**WHAT YOU HAVE TO DO:** List all lines of the data containing the word "image".

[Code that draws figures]

============

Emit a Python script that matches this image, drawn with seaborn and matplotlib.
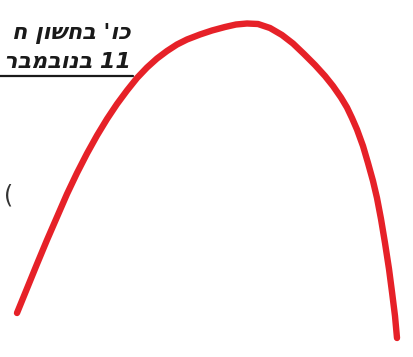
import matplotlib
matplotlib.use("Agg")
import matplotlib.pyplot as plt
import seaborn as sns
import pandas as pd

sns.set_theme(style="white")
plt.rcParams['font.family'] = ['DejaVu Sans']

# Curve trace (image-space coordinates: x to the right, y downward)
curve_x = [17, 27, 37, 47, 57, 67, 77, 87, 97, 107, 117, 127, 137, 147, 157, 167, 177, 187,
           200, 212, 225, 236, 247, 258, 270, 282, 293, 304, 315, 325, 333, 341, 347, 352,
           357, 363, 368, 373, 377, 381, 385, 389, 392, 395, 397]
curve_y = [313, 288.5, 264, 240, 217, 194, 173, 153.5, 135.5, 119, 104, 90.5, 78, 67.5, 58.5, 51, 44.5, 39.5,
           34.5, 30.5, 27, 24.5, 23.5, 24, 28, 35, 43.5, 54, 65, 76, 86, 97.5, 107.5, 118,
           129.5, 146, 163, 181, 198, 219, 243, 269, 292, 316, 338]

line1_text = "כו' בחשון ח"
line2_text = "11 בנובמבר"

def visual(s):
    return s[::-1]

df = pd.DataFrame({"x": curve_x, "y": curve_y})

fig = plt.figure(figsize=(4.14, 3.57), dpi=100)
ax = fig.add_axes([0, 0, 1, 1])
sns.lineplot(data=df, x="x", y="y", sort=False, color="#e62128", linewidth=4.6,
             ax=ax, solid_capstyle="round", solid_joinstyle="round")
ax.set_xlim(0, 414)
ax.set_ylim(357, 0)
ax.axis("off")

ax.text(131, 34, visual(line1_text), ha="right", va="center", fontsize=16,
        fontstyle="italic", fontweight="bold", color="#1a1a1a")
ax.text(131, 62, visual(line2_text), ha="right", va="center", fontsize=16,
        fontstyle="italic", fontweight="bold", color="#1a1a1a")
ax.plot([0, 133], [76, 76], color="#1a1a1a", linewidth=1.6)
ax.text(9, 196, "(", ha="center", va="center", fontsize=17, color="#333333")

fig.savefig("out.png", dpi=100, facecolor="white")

============

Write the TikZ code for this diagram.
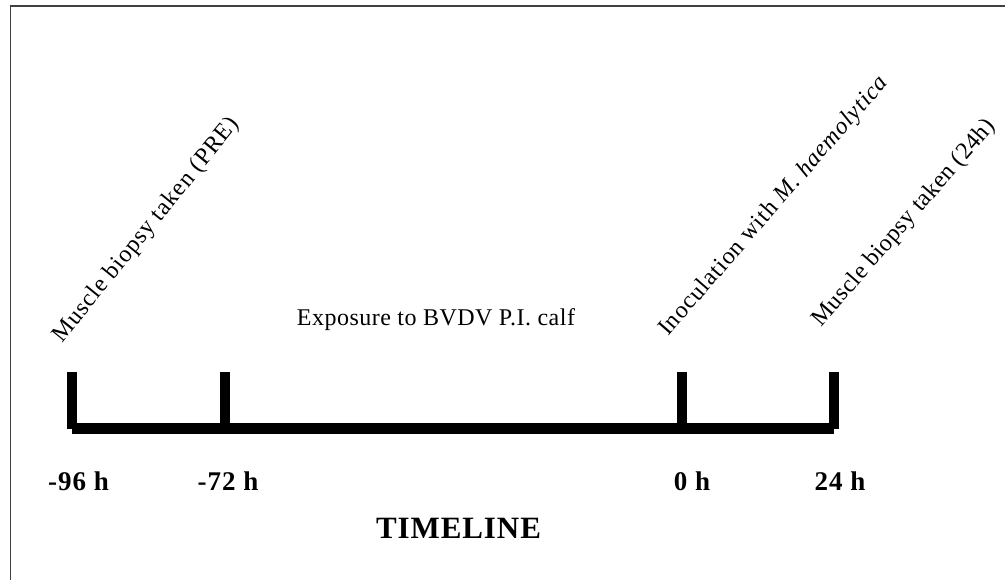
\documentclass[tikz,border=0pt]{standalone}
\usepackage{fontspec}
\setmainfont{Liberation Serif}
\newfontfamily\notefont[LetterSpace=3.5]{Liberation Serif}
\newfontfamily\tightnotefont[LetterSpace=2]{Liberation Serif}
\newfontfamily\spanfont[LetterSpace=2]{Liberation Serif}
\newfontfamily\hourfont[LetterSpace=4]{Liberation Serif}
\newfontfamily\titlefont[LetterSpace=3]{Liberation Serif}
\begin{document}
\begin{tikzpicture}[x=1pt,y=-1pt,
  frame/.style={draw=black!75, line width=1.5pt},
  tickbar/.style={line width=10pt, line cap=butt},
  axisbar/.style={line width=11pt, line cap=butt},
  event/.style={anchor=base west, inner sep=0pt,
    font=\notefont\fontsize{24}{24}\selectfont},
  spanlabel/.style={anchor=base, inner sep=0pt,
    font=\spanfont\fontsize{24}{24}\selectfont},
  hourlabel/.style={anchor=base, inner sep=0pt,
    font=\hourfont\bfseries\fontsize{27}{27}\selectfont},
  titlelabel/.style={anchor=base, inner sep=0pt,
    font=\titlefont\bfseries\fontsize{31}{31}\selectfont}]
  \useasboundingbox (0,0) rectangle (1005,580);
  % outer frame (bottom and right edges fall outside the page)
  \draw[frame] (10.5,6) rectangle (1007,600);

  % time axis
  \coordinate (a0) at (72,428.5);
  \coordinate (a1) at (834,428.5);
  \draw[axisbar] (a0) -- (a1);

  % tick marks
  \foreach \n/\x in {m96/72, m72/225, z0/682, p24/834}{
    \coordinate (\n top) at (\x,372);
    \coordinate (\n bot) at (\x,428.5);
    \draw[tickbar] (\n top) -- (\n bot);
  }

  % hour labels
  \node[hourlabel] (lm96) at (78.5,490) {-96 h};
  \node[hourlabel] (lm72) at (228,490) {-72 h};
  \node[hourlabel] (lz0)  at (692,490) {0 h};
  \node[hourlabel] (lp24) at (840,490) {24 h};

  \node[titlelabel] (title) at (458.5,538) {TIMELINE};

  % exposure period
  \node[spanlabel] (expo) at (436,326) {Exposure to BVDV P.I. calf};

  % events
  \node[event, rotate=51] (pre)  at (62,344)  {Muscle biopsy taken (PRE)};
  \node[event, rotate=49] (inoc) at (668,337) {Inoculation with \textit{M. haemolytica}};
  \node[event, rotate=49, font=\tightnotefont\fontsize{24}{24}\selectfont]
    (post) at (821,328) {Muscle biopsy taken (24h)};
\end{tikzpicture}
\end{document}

============

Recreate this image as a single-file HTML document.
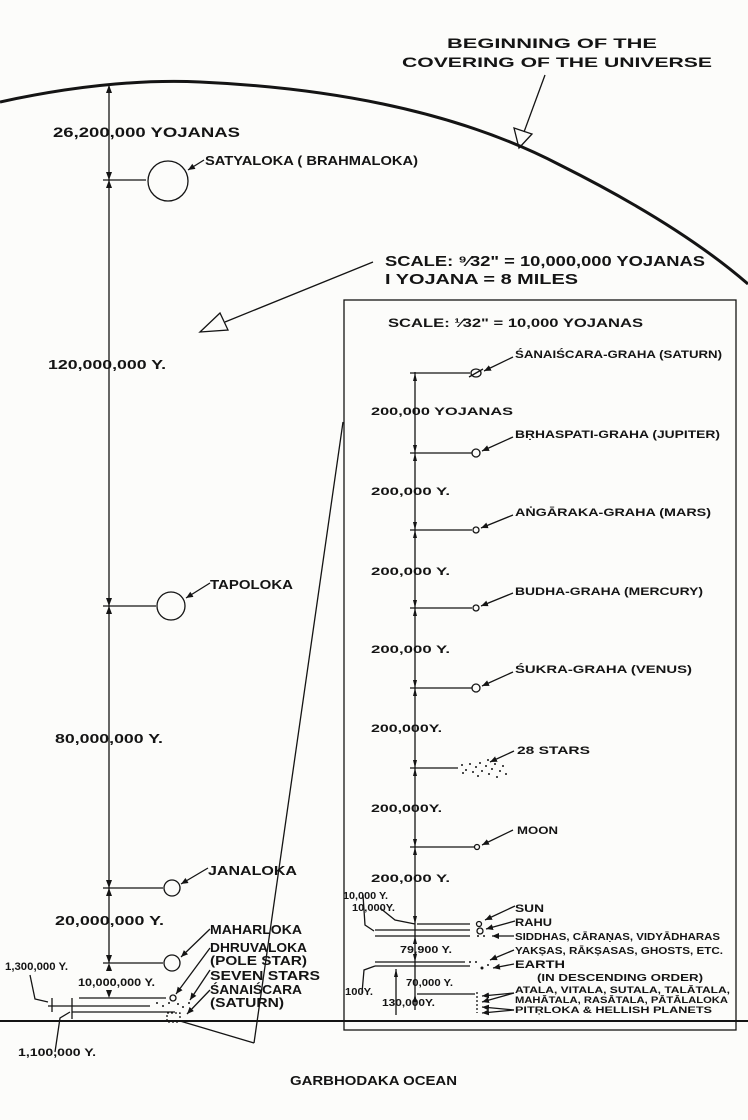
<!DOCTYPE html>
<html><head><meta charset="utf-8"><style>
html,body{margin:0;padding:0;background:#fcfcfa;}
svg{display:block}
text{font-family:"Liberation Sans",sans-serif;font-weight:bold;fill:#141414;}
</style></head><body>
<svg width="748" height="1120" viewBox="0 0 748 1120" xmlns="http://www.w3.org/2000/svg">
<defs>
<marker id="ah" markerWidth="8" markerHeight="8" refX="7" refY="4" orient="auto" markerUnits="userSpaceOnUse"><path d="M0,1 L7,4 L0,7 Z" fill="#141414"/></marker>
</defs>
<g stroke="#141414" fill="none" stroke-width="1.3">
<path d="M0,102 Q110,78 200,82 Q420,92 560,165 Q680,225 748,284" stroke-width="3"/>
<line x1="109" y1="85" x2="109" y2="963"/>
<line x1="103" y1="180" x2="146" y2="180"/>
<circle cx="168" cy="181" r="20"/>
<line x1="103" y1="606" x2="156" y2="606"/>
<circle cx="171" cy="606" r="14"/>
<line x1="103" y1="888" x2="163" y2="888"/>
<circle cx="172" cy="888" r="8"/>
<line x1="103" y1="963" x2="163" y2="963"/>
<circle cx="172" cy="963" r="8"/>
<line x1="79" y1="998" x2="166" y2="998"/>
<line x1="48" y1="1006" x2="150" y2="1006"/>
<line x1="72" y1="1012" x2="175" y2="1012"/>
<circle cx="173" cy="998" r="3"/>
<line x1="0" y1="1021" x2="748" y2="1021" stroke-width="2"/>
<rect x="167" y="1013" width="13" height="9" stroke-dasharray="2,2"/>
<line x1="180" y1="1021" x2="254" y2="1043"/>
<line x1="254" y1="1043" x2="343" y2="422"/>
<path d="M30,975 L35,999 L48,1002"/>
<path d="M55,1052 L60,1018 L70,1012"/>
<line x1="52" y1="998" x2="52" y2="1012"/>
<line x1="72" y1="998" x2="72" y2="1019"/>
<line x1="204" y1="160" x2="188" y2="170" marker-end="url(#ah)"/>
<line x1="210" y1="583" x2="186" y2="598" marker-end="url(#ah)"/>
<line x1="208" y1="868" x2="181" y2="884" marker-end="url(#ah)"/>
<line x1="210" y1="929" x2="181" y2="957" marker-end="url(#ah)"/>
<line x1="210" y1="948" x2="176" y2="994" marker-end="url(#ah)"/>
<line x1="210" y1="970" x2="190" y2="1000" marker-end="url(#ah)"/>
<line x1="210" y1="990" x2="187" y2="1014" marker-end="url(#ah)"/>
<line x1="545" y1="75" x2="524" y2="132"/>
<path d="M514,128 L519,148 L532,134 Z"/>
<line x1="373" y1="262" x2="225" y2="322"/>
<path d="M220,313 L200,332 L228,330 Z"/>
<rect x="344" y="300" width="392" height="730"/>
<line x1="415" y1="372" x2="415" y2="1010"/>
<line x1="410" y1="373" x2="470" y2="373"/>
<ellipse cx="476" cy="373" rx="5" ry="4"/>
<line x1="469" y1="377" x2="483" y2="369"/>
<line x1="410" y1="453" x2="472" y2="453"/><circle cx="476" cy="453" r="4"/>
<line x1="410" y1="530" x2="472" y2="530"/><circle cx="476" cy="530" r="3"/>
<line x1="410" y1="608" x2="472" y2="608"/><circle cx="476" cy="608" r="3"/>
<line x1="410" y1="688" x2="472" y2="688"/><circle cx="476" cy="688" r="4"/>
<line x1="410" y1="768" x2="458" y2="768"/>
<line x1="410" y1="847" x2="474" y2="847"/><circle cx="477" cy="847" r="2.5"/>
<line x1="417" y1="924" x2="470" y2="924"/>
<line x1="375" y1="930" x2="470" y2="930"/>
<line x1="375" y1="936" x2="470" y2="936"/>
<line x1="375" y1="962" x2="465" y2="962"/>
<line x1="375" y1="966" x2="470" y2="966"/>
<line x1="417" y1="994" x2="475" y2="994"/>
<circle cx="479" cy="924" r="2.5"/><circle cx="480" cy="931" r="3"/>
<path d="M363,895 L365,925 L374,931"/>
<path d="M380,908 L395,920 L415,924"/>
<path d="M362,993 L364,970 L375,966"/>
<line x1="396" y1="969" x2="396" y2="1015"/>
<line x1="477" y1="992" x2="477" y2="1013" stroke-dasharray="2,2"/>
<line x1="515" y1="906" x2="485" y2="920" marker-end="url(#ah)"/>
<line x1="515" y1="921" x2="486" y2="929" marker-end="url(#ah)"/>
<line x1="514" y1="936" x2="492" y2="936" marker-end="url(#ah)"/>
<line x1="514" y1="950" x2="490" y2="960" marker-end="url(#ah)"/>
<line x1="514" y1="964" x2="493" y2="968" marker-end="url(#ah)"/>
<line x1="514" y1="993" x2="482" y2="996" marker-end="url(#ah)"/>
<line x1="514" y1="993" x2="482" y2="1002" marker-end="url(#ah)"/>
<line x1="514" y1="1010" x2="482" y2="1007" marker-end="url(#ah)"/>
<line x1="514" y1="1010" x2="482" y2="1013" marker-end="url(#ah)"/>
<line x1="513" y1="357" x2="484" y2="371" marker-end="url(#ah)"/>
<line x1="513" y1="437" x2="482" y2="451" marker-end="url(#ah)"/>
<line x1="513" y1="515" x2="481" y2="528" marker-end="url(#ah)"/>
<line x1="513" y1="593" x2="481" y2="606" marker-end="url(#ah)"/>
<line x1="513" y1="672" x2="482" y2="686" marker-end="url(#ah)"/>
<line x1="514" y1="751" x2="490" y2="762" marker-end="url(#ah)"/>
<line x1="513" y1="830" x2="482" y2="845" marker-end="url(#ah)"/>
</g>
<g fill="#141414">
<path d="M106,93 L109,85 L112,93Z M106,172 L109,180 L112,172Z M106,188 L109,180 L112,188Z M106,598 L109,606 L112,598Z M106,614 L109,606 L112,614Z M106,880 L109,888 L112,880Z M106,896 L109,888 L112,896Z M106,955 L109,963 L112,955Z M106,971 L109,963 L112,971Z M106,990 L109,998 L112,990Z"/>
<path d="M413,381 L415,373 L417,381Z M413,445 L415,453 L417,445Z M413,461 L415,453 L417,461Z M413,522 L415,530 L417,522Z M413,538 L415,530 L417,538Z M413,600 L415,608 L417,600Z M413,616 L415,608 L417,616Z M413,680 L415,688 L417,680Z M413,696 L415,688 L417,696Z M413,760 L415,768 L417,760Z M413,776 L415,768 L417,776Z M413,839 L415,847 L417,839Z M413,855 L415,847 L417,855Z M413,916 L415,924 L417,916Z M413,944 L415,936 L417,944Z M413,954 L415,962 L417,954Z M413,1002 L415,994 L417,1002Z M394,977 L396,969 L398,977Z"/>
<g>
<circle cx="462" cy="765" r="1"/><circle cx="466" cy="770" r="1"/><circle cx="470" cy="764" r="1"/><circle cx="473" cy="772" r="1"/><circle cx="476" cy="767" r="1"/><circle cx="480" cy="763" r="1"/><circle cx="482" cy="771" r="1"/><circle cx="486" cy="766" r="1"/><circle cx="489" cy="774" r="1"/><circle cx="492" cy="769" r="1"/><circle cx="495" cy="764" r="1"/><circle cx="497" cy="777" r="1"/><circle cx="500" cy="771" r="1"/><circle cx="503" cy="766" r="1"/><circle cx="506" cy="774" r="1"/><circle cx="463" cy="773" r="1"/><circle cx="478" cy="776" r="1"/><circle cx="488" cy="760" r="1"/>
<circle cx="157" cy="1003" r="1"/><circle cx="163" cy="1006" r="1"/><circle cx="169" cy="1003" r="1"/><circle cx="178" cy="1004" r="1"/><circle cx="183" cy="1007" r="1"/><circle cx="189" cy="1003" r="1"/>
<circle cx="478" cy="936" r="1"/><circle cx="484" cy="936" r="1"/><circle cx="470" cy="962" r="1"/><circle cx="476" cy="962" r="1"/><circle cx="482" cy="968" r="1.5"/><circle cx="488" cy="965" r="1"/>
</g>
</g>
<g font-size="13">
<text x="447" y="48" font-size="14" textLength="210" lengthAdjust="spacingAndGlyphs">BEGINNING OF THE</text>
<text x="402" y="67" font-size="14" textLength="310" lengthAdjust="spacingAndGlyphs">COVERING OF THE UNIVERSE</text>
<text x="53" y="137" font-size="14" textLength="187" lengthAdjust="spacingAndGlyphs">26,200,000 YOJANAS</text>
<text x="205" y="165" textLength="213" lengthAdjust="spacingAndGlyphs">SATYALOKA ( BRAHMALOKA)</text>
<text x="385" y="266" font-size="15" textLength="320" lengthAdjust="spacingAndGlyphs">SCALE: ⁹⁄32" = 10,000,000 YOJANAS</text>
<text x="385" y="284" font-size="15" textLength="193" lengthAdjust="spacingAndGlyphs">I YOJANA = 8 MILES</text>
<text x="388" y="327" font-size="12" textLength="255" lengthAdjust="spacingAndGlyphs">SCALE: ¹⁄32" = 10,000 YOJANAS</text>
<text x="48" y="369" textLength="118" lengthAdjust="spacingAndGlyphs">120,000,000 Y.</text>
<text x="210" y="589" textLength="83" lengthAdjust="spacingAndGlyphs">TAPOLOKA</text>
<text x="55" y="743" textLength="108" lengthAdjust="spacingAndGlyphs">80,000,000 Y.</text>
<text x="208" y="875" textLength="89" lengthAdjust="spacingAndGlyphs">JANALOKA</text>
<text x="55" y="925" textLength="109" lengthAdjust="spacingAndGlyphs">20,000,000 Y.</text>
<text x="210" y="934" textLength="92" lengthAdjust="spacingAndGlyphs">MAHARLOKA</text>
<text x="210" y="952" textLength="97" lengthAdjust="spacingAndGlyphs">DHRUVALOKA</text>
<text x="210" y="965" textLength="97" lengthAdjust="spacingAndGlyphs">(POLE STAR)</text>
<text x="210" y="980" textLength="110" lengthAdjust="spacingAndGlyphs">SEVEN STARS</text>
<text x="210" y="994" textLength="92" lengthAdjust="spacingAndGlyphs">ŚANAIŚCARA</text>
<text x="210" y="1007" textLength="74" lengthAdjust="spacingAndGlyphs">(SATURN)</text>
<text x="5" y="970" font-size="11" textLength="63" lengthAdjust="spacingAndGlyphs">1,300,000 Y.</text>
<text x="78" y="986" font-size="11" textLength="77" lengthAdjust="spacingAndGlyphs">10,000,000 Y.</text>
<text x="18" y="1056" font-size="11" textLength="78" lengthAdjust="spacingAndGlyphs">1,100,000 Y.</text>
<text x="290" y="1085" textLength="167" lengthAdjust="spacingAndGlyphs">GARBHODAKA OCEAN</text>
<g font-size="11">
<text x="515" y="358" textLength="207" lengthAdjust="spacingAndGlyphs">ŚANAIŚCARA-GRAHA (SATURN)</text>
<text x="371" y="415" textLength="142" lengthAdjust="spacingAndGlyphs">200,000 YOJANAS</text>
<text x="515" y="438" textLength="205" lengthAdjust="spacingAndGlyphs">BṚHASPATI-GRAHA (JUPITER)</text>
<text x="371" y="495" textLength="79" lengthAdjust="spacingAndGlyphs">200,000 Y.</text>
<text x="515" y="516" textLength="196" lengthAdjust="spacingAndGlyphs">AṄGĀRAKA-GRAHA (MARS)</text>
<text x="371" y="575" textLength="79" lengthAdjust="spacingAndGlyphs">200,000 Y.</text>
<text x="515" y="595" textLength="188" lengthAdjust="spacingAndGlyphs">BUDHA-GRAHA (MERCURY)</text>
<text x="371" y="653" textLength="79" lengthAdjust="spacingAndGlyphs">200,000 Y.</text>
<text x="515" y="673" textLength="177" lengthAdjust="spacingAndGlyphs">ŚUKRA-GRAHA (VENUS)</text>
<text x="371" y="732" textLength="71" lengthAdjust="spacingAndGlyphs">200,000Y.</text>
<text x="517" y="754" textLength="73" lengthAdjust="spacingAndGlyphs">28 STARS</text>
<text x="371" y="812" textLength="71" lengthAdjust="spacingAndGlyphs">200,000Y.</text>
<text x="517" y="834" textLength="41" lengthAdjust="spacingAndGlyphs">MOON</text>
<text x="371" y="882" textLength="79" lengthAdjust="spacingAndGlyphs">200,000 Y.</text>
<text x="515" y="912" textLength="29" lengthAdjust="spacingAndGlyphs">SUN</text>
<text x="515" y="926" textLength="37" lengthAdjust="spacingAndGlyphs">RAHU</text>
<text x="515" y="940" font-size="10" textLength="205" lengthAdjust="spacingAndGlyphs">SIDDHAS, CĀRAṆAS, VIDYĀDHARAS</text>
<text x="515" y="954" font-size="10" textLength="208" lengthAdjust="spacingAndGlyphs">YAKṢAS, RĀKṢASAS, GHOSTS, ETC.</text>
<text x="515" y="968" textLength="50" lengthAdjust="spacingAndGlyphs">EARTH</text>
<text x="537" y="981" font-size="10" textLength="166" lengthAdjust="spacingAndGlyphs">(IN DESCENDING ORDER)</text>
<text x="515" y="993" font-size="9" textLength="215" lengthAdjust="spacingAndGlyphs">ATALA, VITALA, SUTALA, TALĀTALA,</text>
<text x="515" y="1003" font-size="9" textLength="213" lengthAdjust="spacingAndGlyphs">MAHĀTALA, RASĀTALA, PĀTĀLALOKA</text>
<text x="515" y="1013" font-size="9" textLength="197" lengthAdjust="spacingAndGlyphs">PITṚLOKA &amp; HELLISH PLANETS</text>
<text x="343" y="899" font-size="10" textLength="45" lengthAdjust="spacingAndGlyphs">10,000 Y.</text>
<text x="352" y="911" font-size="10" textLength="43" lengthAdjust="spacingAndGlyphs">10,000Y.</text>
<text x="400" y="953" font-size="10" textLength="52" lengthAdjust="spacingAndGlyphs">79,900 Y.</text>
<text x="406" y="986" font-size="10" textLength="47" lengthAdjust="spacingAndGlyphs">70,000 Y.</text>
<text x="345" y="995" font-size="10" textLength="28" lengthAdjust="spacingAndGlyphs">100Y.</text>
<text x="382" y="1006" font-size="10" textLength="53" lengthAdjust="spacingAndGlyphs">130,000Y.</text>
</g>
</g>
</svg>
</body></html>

============

**RESPONSE TO THIS TASK:**
Emit a Python script that matches this image, drawn with seaborn and matplotlib.
# Curve trace (image-space coordinates: x to the right, y downward)
Recreate this image as a single-file HTML document.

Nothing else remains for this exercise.